Давным-давно, во времена династии Тан, великий китайский мастер Уммон запрещал своим ученикам записывать его слова. Однако, несмотря на это, его помощник по имени Он записал его слова и поэтому они дошли до нашего времени.[121] Этому примеру можно только позавидовать. Когда мастер Банкэй был еще жив, он тоже строго-настрого запрещал своим последователям записывать его проповеди и беседы. Но рядом с ним не было помощника Она, который был бы готов записать его слова на своей бумажной рясе, поэтому все эти бесчисленные слова, изысканные, как звон нефрита, были отброшены в сторону и никто не собрал их — это все равно что позволить воробьям играть с нефритом. Какая потеря!

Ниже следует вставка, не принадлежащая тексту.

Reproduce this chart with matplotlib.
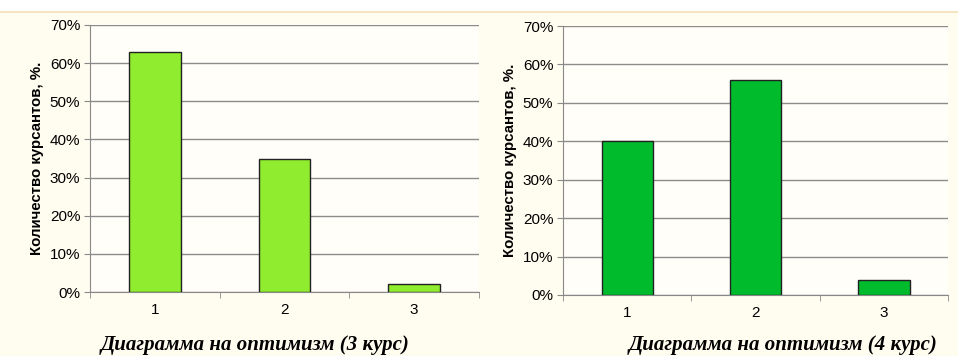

(Несколько лет спустя после смерти Банкэя, дзэнский мастер Дзёмё [Ицудзан] показал мне одну находящуюся у него рукопись. Это была запись одной из неофициальных бесед-проповедей мастера. Вымыв свои руки и прополоскав рот, я с тщанием и благоговением прочитал эту рукопись, чувствуя себя так, как будто я сижу прямо перед самим мастером, внимательно слушая его исполненную сострадания проповедь. С великим почтением поднес я эту рукопись к моей голове. Затем я достал кисть и переписал ее. Копию этой рукописи я со всей осторожностью положил в особую шкатулку рядом с другими редкими и ценными книгами — ибо то, что я получил, это же не какой-то там драгоценный камень! Увы, мастер Дзёмё, мастер Рэйгэн, и наставник Дайкэй Какко, служившие в течение многих лет помощниками Банкэя,[122] строго соблюдали его запрет и не осмеливались нарушить его. В результате знания об учении Банкэя стали практически недоступными. Поэтому теперь, завершив составление настоящего сборника высказываний Банкэя, я поискал в моих шкатулках и нашел копию той рукописи, которую я сделал много лет назад — что может превзойти это Сокровище Дхармы? С уважением помещаю эту запись в начало моего собрания необязательных слов.)